The task also has required exotic technology, such as the plasma arc torch now being used to cut apart five two-inch-thick stainless steel grids in the lower part of the vessel. Workers must remove the grids to get at core material that slumped to the bottom of the reactor.

The costs associated with the TMI accident don't stop there. Like dozens of other nuclear installations, TMI-1 has been forced to upgrade its operations, equipment and training programs to reduce the likelihood of a similar catastrophe.

2Before the accident, there were 350 workers involved in operating both reactor units on the island. Today, 800 employees are involved in operating TMI-1 alone.

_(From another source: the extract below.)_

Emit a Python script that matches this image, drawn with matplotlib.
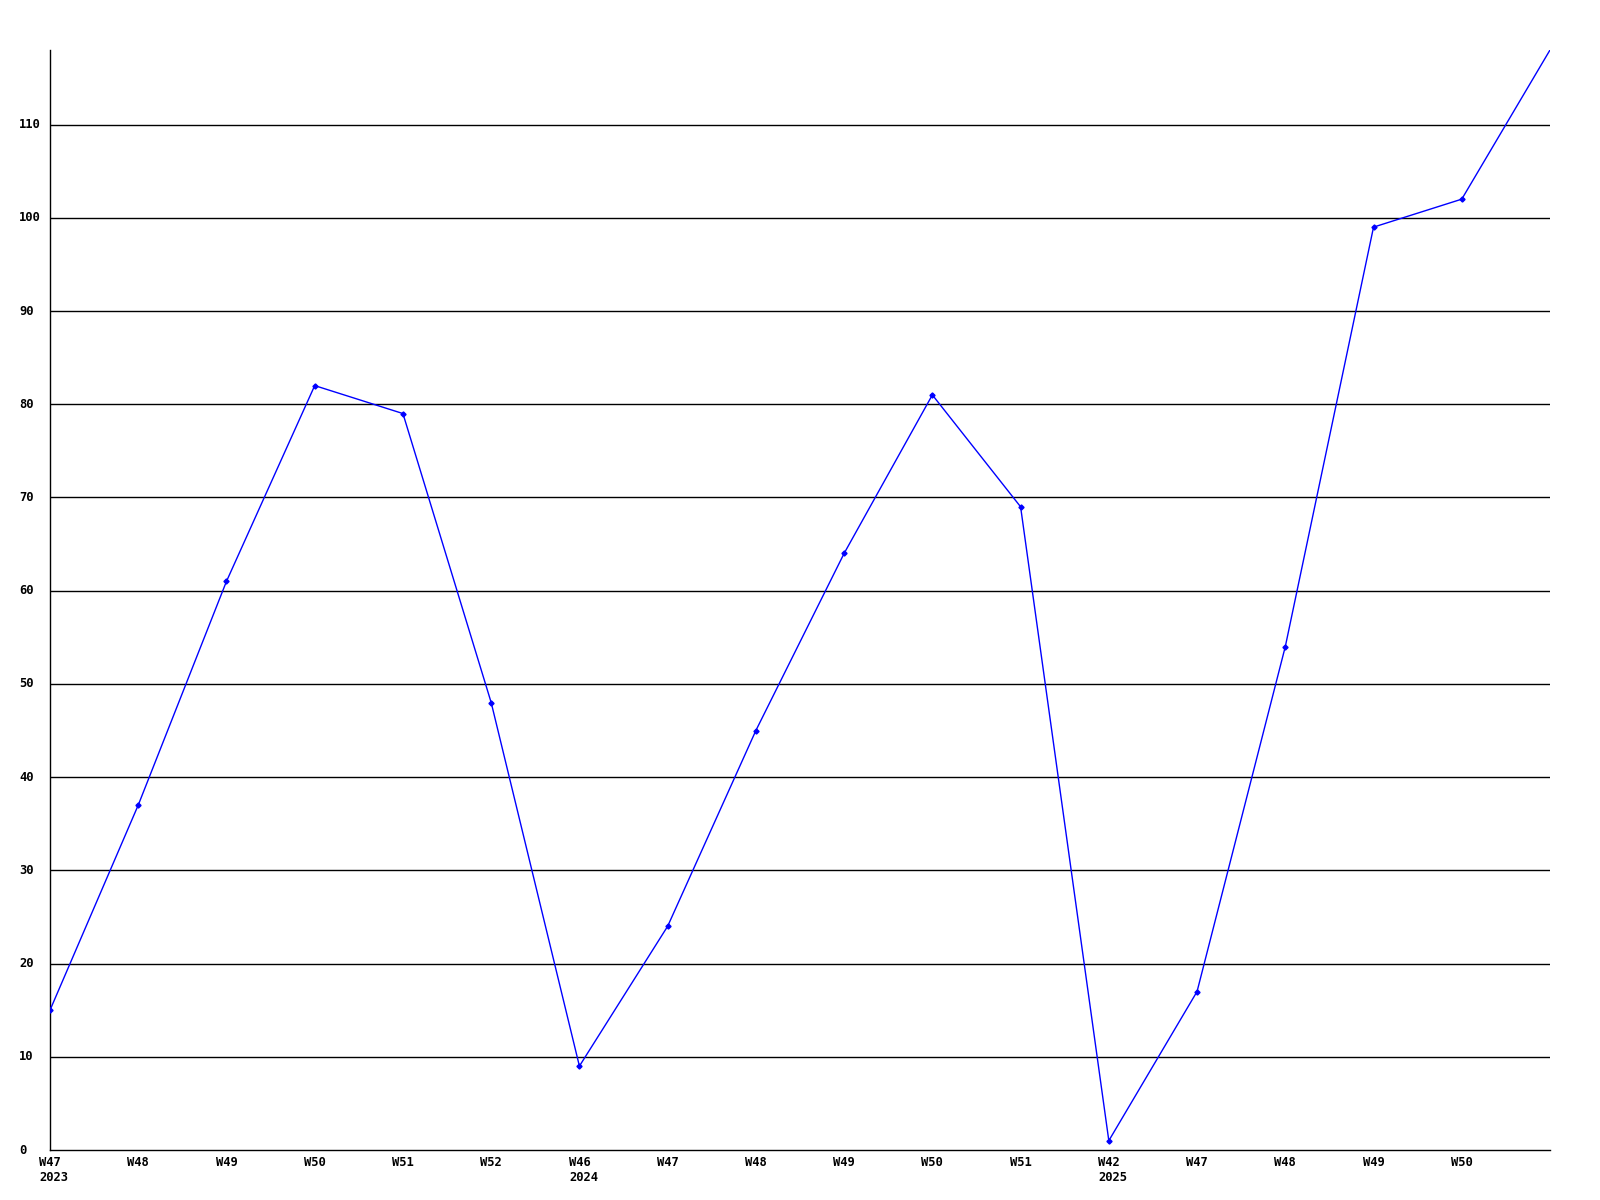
import matplotlib
matplotlib.use("Agg")
import matplotlib.pyplot as plt
from matplotlib import transforms

weeks = ["W47", "W48", "W49", "W50", "W51", "W52", "W46", "W47", "W48",
         "W49", "W50", "W51", "W42", "W47", "W48", "W49", "W50", ""]
years = {0: "2023", 6: "2024", 12: "2025"}
values = [15, 37, 61, 82, 79, 48, 9, 24, 45, 64, 81, 69, 1, 17, 54, 99, 102, 118]
yticks = [0, 10, 20, 30, 40, 50, 60, 70, 80, 90, 100, 110]

W, H = 1600, 1200
fig = plt.figure(figsize=(16, 12), dpi=100)
ax = fig.add_axes([50 / W, 50 / H, 1500 / W, 1100 / H])

xs = list(range(len(values)))
ax.set_xlim(0, len(values) - 1)
ax.set_ylim(0, 118)

for t in yticks[1:]:
    ax.axhline(t, color="black", lw=1.0, zorder=1)

ax.plot(xs, values, color="#0000ff", lw=1.0, marker="D", markersize=2.6,
        markevery=list(range(len(values) - 1)), zorder=3, clip_on=True)

for s in ["top", "right"]:
    ax.spines[s].set_visible(False)
for s in ["left", "bottom"]:
    ax.spines[s].set_linewidth(1.0)
ax.set_xticks([])
ax.set_yticks([])

font = dict(family="DejaVu Sans Mono", weight="bold", fontsize=8.7)

tr = transforms.blended_transform_factory(fig.transFigure, ax.transData)
for t in yticks:
    ax.text(19 / W, t, str(t), transform=tr, ha="left", va="center", **font)

for i, w in enumerate(weeks):
    if w:
        ax.annotate(w, xy=(i, 0), xycoords=("data", "axes fraction"),
                    xytext=(0, -6), textcoords="offset pixels",
                    ha="center", va="top", annotation_clip=False, **font)
    if i in years:
        ax.annotate(years[i], xy=(i, 0), xycoords=("data", "axes fraction"),
                    xytext=(-10.5, -21), textcoords="offset pixels",
                    ha="left", va="top", annotation_clip=False, **font)

fig.savefig("out.png", dpi=100)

General Public Utilities-Nuclear spokeswoman Carol Clawson said control-room operators spend one-fourth of their time in training, much of it in simulated control rooms grappling with a variety of potential malfunctions.

The control room has been changed as well, down to the detail of painting instrument panels a different color to enhance the visibility of warning lights.

Across the back wall of the control room is a solid panel of lights attached to systems that monitor crucial pumps, valves and other equipment. The panel allows operators to check the status of the entire reactor at a glance.

During the TMI accident, at least one crucial gauge was not visible to operators. About 20 steps away from the main operator's seat, facing away from the control room, was a gauge that would have warned operators that a pressure relief valve had stuck open and was draining water from the core.

Clawson, standing in the control room where the drama started a decade ago, pointed out the gauge. "If they'd looked at it," she said, "they would have known right away what the problem was."